WW2 Royal Artillery DFC AOP Auster Glider Pilot's Tunic w/ Research
A good honest WW2 private purchase officer’s army jacket from Horne Brothers. Various accoutrements denote position in the Royal Artillery Regiment and the rank of Captain (three rank pips). Fitted with 1948 issue pilot wings to those with previous/contemporary affiliation with Air Observation Post (AOP) Squadrons, instead of the standard Army Air Corps wings.
Condition is very good and shows little wear. It’s very difficult to get hold of a genuine WW2 era AOP pilot jacket and to get one with a DFC is even better! Definitely a must-have for any serious aviation collector!
Medal ribbons are the following:
Distinguished Flying Cross (DFC)
France & Germany Star
Original Owner of the Jacket:
I spent a few months properly researching all the Distinguished Flying Cross recipients from wartime AOP Squadrons. In the end, it narrows down to three gentlemen and sadly, I am unable to confirm as I cannot check the date of relinquishment of commission (the final piece of the puzzle).

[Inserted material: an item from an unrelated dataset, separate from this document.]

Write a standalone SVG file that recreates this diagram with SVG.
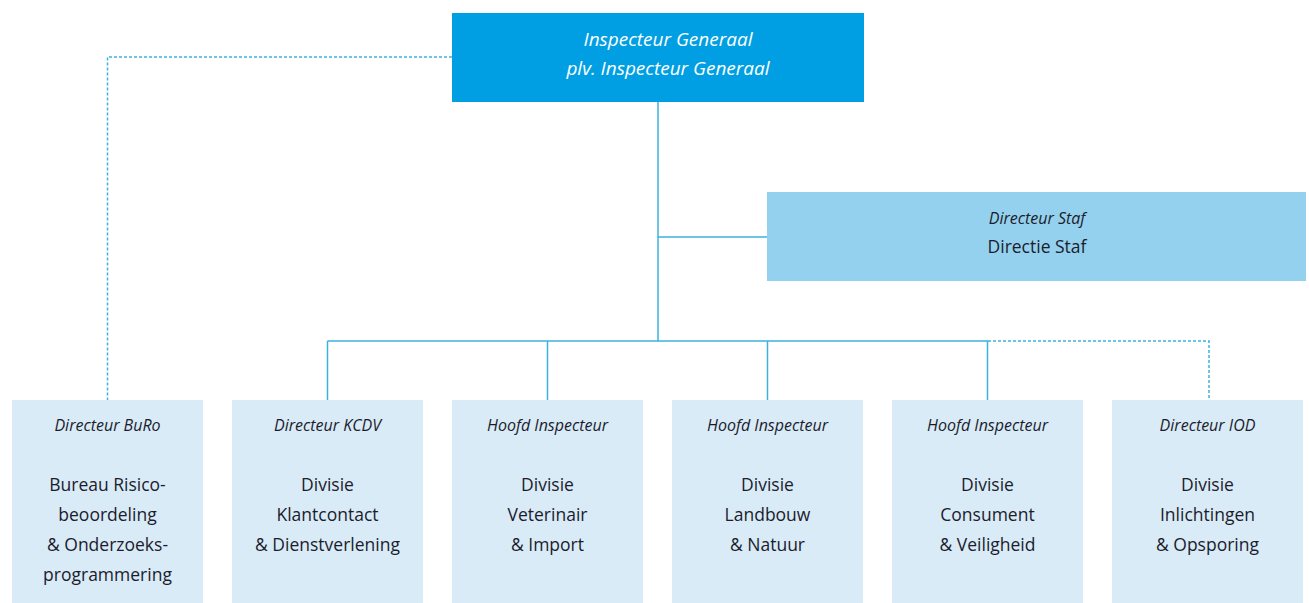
<svg xmlns="http://www.w3.org/2000/svg" width="1309" height="603" viewBox="0 0 1309 603">
<style>
.bx{fill:#d8ebf7}
.t{font-family:"Open Sans","Noto Sans",sans-serif;fill:#1c1c2c;text-anchor:middle}
.ti{font-style:italic;font-size:16px}
.tr{font-size:17.5px}
.tw{font-style:italic;font-size:19px;fill:#fff}
.ln{stroke:#3db2dc;stroke-width:1.5;fill:none}
.ds{stroke:#3db2dc;stroke-width:1.5;fill:none;stroke-dasharray:3,2}
</style>
<rect width="1309" height="603" fill="#fff"/>
<g id="connectors">
<path class="ln" d="M658,102 V341 M658,237 H767 M327.5,341 H988 M327.5,341 V400 M547.5,341 V400 M767.5,341 V400 M987.5,341 V400"/>
<path class="ds" d="M452,57 H107.5 V400 M988,341 H1209 V400"/>
</g>
<g id="ig">
<rect x="452" y="13" width="412" height="89" fill="#009fe3"/>
<text class="t tw" x="668" y="46">Inspecteur Generaal</text>
<text class="t tw" x="668" y="75">plv. Inspecteur Generaal</text>
</g>
<g id="staf">
<rect x="767" y="192" width="539" height="89" fill="#93d1ee"/>
<text class="t ti" x="1037" y="224">Directeur Staf</text>
<text class="t tr" x="1037" y="253">Directie Staf</text>
</g>
<g id="buro">
<rect class="bx" x="12" y="400" width="191" height="203"/>
<text class="t ti" x="107.5" y="431">Directeur BuRo</text>
<text class="t tr" x="107.5" y="491">Bureau Risico-</text>
<text class="t tr" x="107.5" y="521">beoordeling</text>
<text class="t tr" x="107.5" y="551">&amp; Onderzoeks-</text>
<text class="t tr" x="107.5" y="581">programmering</text>
</g>
<g id="kcdv">
<rect class="bx" x="232" y="400" width="191" height="203"/>
<text class="t ti" x="327.5" y="431">Directeur KCDV</text>
<text class="t tr" x="327.5" y="491">Divisie</text>
<text class="t tr" x="327.5" y="521">Klantcontact</text>
<text class="t tr" x="327.5" y="551">&amp; Dienstverlening</text>
</g>
<g id="vi">
<rect class="bx" x="452" y="400" width="191" height="203"/>
<text class="t ti" x="547.5" y="431">Hoofd Inspecteur</text>
<text class="t tr" x="547.5" y="491">Divisie</text>
<text class="t tr" x="547.5" y="521">Veterinair</text>
<text class="t tr" x="547.5" y="551">&amp; Import</text>
</g>
<g id="ln">
<rect class="bx" x="672" y="400" width="191" height="203"/>
<text class="t ti" x="767.5" y="431">Hoofd Inspecteur</text>
<text class="t tr" x="767.5" y="491">Divisie</text>
<text class="t tr" x="767.5" y="521">Landbouw</text>
<text class="t tr" x="767.5" y="551">&amp; Natuur</text>
</g>
<g id="cv">
<rect class="bx" x="892" y="400" width="191" height="203"/>
<text class="t ti" x="987.5" y="431">Hoofd Inspecteur</text>
<text class="t tr" x="987.5" y="491">Divisie</text>
<text class="t tr" x="987.5" y="521">Consument</text>
<text class="t tr" x="987.5" y="551">&amp; Veiligheid</text>
</g>
<g id="iod">
<rect class="bx" x="1112" y="400" width="191" height="203"/>
<text class="t ti" x="1207.5" y="431">Directeur IOD</text>
<text class="t tr" x="1207.5" y="491">Divisie</text>
<text class="t tr" x="1207.5" y="521">Inlichtingen</text>
<text class="t tr" x="1207.5" y="551">&amp; Opsporing</text>
</g>
</svg>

Captain Andrew Mackenzie, D.F.C. (659 Sqn AOP)
Captain Geoffrey Horace Piddock, D.F.C. (660 Sqn AOP)
Captain Kenneth Anthony Hounsfield Knight, D.F.C. (658 Sqn AOP)
In line with the medal ribbons on the jacket, 658 ~ 660 squadrons were solely based in Normandy and northern Europe during the Second World War. Other AOP Squadron DFC recipients were eliminated this way as they saw action in Italy or Burma, qualifying for the Italy Star or Burma Star.
From the intersecting information from 658 ~ 660 squadrons, we can fully assert that the original owner of the jacket was a pilot, flying Auster III, Auster IV and Auster V aircraft in northern Europe. 658-60 squadrons moved to Normandy after D-Day but supported armed forces in France, the Low Countries and Germany until the end of the war. Bar 660 Squadron, all squadrons moved to India to continue its AOP duties and remained there until 1946.
AOP Aircraft Details:
Little bit about the aircraft. The Mk. 1 variant of the Auster first entered service in August 1942 but 651-666 and 671-673 squadrons were eventually all equipped with Austers. For several reasons they were far better for AOP pilots than the earlier Westland Lysanders. (67% of all Lysanders deployed for AOP was shot down during the Battle of France) They were a more suitable option for artillery spotting boasting a low speed, high manoeuverability and light-weight design. However, its designs also brought pitfalls. Standard defense tactic was to fly in tight circles close to the ground, which made it prone to ground fire and other ground hazards. (poles, trees and etc.)